Wednesday, 28 January 2009

Comparative growth and shrinkage

The IMF thinks that the UK economy will shrink by 2.8% in 2009 - the worst performance among "advanced nations". Quite an amusing locution, that. But, bad as it sounds, what does this performance actually mean?

We could look at it in one of two ways:
  • A reversal of most of 2007's growth. Real growth in 2007 was approximately 3%, so this contraction would cancel most of it out. Not good, but if we had had just 0.1% growth for a couple of years rather than +3 and -2.8, would we feel differently about it?
  • Cancelling out a quarter of the 'excess growth' of the last eight years. Long-run estimates of UK productivity growth are around 2%. GDP growth has averaged 2.7% between 1992 and 2008. Thus, we have benefited from an economy about 12% larger than it would have been under long-run conditions. If the price of this is to lose a quarter of this growth while the economy retrenches, then it was worth it.
Naturally there are plenty of variables. Is long-run productivity growth the right measure to use? Would we still have achieved (some) above-trend growth if we had regulated away some of the financial instabilities that have contributed to the recession?

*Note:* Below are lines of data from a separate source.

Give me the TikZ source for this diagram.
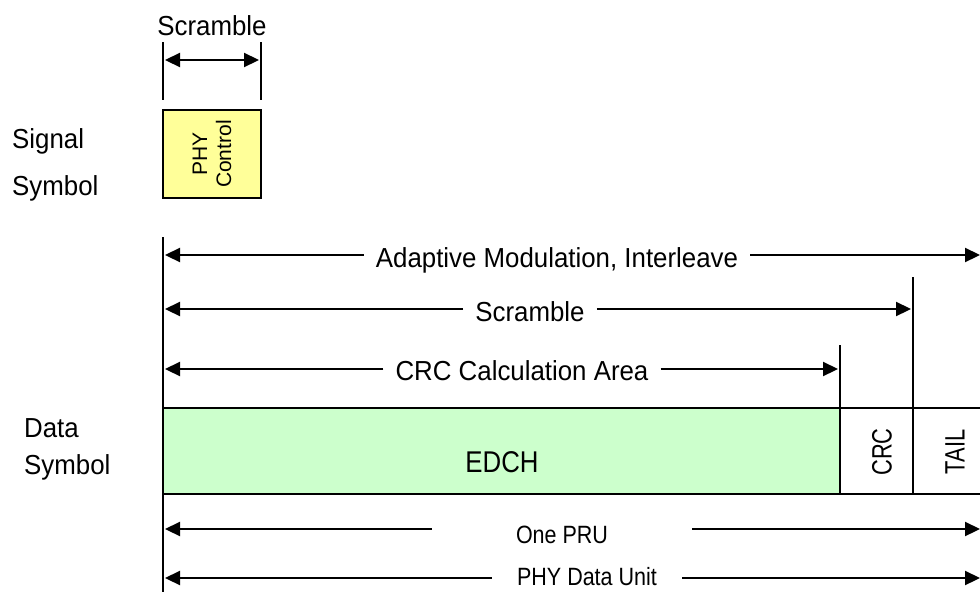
\documentclass[tikz,border=0pt]{standalone}
\usepackage{fontspec}
\setmainfont{Liberation Sans}
\newfontfamily\lblfont[FakeStretch=0.94]{Liberation Sans}
\newfontfamily\condfont[FakeStretch=0.86]{Liberation Sans}
\newfontfamily\vertfont[FakeStretch=0.78]{Liberation Sans}
\usetikzlibrary{arrows.meta, positioning}

\definecolor{phyyellow}{HTML}{FFFF99}
\definecolor{edchgreen}{HTML}{CCFFCC}

\begin{document}
\begin{tikzpicture}[
  x=1pt, y=-1pt,
  >={Triangle[length=15pt,width=14pt]},
  lbl/.style={font=\lblfont\fontsize{27.5}{32}\selectfont, inner sep=0pt},
  dimlbl/.style={font=\lblfont\fontsize{27.5}{32}\selectfont, inner xsep=12pt, inner ysep=0pt,
                 text height=19.7pt, text depth=0pt},
  smlbl/.style={font=\condfont\fontsize{25}{29}\selectfont, inner sep=0pt,
                text height=17.9pt, text depth=0pt},
  field/.style={rectangle, draw=black, line width=1.8pt, inner sep=0pt, outer sep=0pt,
                anchor=north west, minimum height=86pt},
  vtxt/.style={rotate=90, font=\fontsize{21}{24}\selectfont, align=center, inner sep=0pt},
  vnarrow/.style={rotate=90, font=\vertfont\fontsize{28}{32}\selectfont, inner sep=0pt},
  bound/.style={line width=1.4pt},
  dim/.style={line width=2.2pt, ->}
]
\useasboundingbox (0,0) rectangle (980,592);

% signal symbol
\node[lbl, anchor=base] (topscr) at (212,35) {Scramble};
\coordinate (tl1) at (163,42);  \coordinate (tl2) at (163,100);
\coordinate (tr1) at (261,42);  \coordinate (tr2) at (261,100);
\coordinate (tlA) at (165,60);  \coordinate (trA) at (259,60);
\draw[bound] (tl1) -- (tl2);
\draw[bound] (tr1) -- (tr2);
\draw[dim, <->] (tlA) -- (trA);

\node[field, fill=phyyellow, minimum width=98pt, minimum height=88pt] (phy) at (163,110) {};
\node[vtxt] (phytxt) at (phy.center) {PHY\\Control};

\node[lbl, anchor=base west] (sig)  at (12,148) {Signal};
\node[lbl, anchor=base west] (sigsym) at (12,195) {Symbol};

% data symbol
\node[lbl, anchor=base west] (dat)  at (24,437) {Data};
\node[lbl, anchor=base west] (datsym) at (24,474) {Symbol};

\node[field, fill=edchgreen, minimum width=677pt] (edch) at (163,408) {};
\node[font=\condfont\fontsize{30}{34}\selectfont, inner sep=0pt, anchor=base]
     (edchtxt) at (502,472) {EDCH};
\node[field, minimum width=73pt] (crc)  at (edch.north east) {};
\node[field, minimum width=80pt] (tail) at (crc.north east) {};
\node[vnarrow] (crctxt)  at (882,452) {CRC};
\node[vnarrow] (tailtxt) at (955,452) {TAIL};

% boundaries
\coordinate (lefttop) at (163,237);
\coordinate (leftbot) at (163,592);
\coordinate (crctop)  at (840,345);
\coordinate (tailtop) at (913,277);
\draw[bound] (lefttop) -- (edch.north west);
\draw[bound] (edch.south west) -- (leftbot);
\draw[bound] (crctop) -- (crctop |- crc.north);
\draw[bound] (tailtop) -- (tailtop |- tail.north);

% spans above
\coordinate (amodL) at (165,255); \coordinate (amodR) at (980,255);
\node[dimlbl] (amod) at (557,258) {Adaptive Modulation, Interleave};
\draw[dim] (amod.west |- amodL) -- (amodL);
\draw[dim] (amod.east |- amodR) -- (amodR);

\coordinate (scrL) at (165,309); \coordinate (scrR) at (911,309);
\node[dimlbl] (scr) at (530,312) {Scramble};
\draw[dim] (scr.west |- scrL) -- (scrL);
\draw[dim] (scr.east |- scrR) -- (scrR);

\coordinate (calcL) at (165,369); \coordinate (calcR) at (838,369);
\node[dimlbl] (calc) at (522,371) {CRC Calculation Area};
\draw[dim] (calc.west |- calcL) -- (calcL);
\draw[dim] (calc.east |- calcR) -- (calcR);

% spans below
\coordinate (pruL) at (165,529); \coordinate (pruR) at (980,529);
\node[smlbl, minimum width=260pt] (pru) at (562,535) {One PRU};
\draw[dim] (pru.west |- pruL) -- (pruL);
\draw[dim] (pru.east |- pruR) -- (pruR);

\coordinate (pduL) at (165,578); \coordinate (pduR) at (980,578);
\node[smlbl, minimum width=190pt] (pdu) at (587,577) {PHY Data Unit};
\draw[dim] (pdu.west |- pduL) -- (pduL);
\draw[dim] (pdu.east |- pduR) -- (pduR);
\end{tikzpicture}
\end{document}
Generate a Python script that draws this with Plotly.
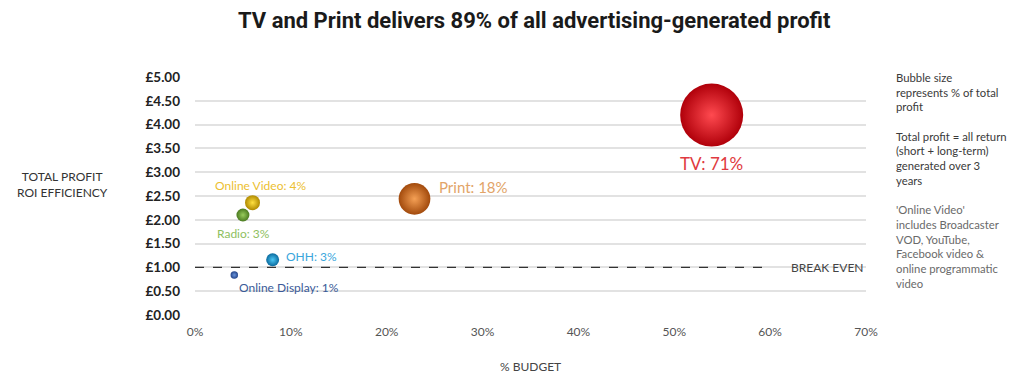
import plotly.graph_objects as go

# Media channels: share of budget (%), total profit ROI (£), share of total profit (%)
channels = ["TV", "Print", "Online Video", "Radio", "OHH", "Online Display"]
budget_pct = [53.9, 22.9, 6.0, 5.0, 8.1, 4.1]
roi = [4.20, 2.44, 2.36, 2.10, 1.16, 0.84]
profit_share = [71, 18, 4, 3, 3, 1]

y_ticks = [0, 0.5, 1, 1.5, 2, 2.5, 3, 3.5, 4, 4.5, 5]
x_ticks = [0, 10, 20, 30, 40, 50, 60, 70]
break_even = 1.0

# sphere shading: bright centre, darker rim
centre = ["#ff4a50", "#f5a055", "#ffe040", "#98cc5c", "#4cc8f5", "#6a94dc"]
rim = ["#b0000a", "#a24a0c", "#b08a00", "#4a7a20", "#0a6a9e", "#24458a"]
label_col = ["#e03a40", "#e2a468", "#ecc030", "#8ec060", "#3aa6dc", "#3a5a98"]
label_size = [17, 15, 12, 12, 12, 12]
# label offsets from each bubble centre (px) and anchor
label_dx = [0, 22, 8, 1, 11, 3]
label_dy = [-48, 12, 17, -18, 3, -12]
label_anchor = ["center", "left", "center", "center", "left", "left"]

max_d = 63
diam = [max_d * (s / max(profit_share)) ** 0.5 for s in profit_share]

fig = go.Figure()

fig.add_trace(go.Scatter(
    x=[0, 60], y=[break_even, break_even], mode="lines",
    line=dict(color="#333333", width=1.2, dash="dash"),
    hoverinfo="skip", showlegend=False,
))

fig.add_trace(go.Scatter(
    x=budget_pct, y=roi, mode="markers",
    marker=dict(size=diam, color=rim, line=dict(width=0),
                gradient=dict(type="radial", color=centre), opacity=1),
    text=channels, showlegend=False,
))

for i, name in enumerate(channels):
    fig.add_annotation(
        x=budget_pct[i], y=roi[i], text=f"{name}: {profit_share[i]}%",
        showarrow=False, xanchor=label_anchor[i], yanchor="middle",
        xshift=label_dx[i], yshift=label_dy[i],
        font=dict(family="Lato, sans-serif", size=label_size[i], color=label_col[i]),
    )

fig.add_annotation(x=70, y=break_even, xanchor="right", yanchor="middle", showarrow=False,
                   text="BREAK EVEN", font=dict(family="Lato, sans-serif", size=12, color="#444444"))

# Title, axis titles and side notes
fig.add_annotation(xref="paper", yref="paper", x=0.506, y=1.0, yshift=57, yanchor="middle",
                   showarrow=False,
                   text="<b>TV and Print delivers 89% of all advertising-generated profit</b>",
                   font=dict(family="Roboto, sans-serif", size=22, color="#1a1a1a"))
fig.add_annotation(xref="paper", yref="paper", x=-0.198, xanchor="center", y=0.55, showarrow=False,
                   text="TOTAL PROFIT<br>ROI EFFICIENCY", align="center",
                   font=dict(family="Lato, sans-serif", size=12, color="#333333"))
fig.add_annotation(xref="paper", yref="paper", x=0.5, y=0, yshift=-51, yanchor="middle",
                   showarrow=False,
                   text="% BUDGET", font=dict(family="Lato, sans-serif", size=12, color="#444444"))

notes = ("Bubble size<br>represents % of total<br>profit<br><br>"
         "Total profit = all return<br>(short + long-term)<br>generated over 3<br>years<br><br>"
         "<span style='color:#6a6a6a'>'Online Video'<br>includes Broadcaster<br>VOD, YouTube,<br>"
         "Facebook video &<br>online programmatic<br>video</span>")
fig.add_annotation(xref="paper", yref="paper", x=1.0, xshift=28, y=1.0, yshift=8,
                   xanchor="left", yanchor="top", showarrow=False, align="left",
                   text=notes, font=dict(family="Lato, sans-serif", size=11.3, color="#3a3a3a"))

fig.update_layout(
    width=1019, height=374,
    margin=dict(l=195, r=153, t=77, b=59),
    paper_bgcolor="white", plot_bgcolor="white",
    xaxis=dict(range=[0, 70], tickvals=x_ticks, ticktext=[f"{v}%" for v in x_ticks],
               showgrid=False, zeroline=False, showline=False, ticks="", ticklabelstandoff=8,
               tickfont=dict(family="Lato, sans-serif", size=12, color="#555555")),
    yaxis=dict(range=[0, 5], tickvals=y_ticks, ticktext=[f"<b>£{v:.2f}</b>" for v in y_ticks],
               showgrid=True, gridcolor="#e2e2e2", gridwidth=1.5, zeroline=False,
               showline=False, ticks="", ticklabelstandoff=14,
               tickfont=dict(family="Lato, sans-serif", size=13.5, color="#222222")),
)

fig.write_html("out.html")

Is the IMF's forecast correct?

But in context, this recession may not be so bad, and may well be a price worth paying for the higher growth and standard of living that we have achieved in the last two decades.

That's not to say we shouldn't mitigate the recession in any way we can. Just because a price is worth paying doesn't mean you don't try to get it cheaper.

GDP data taken from Office of National Statistics.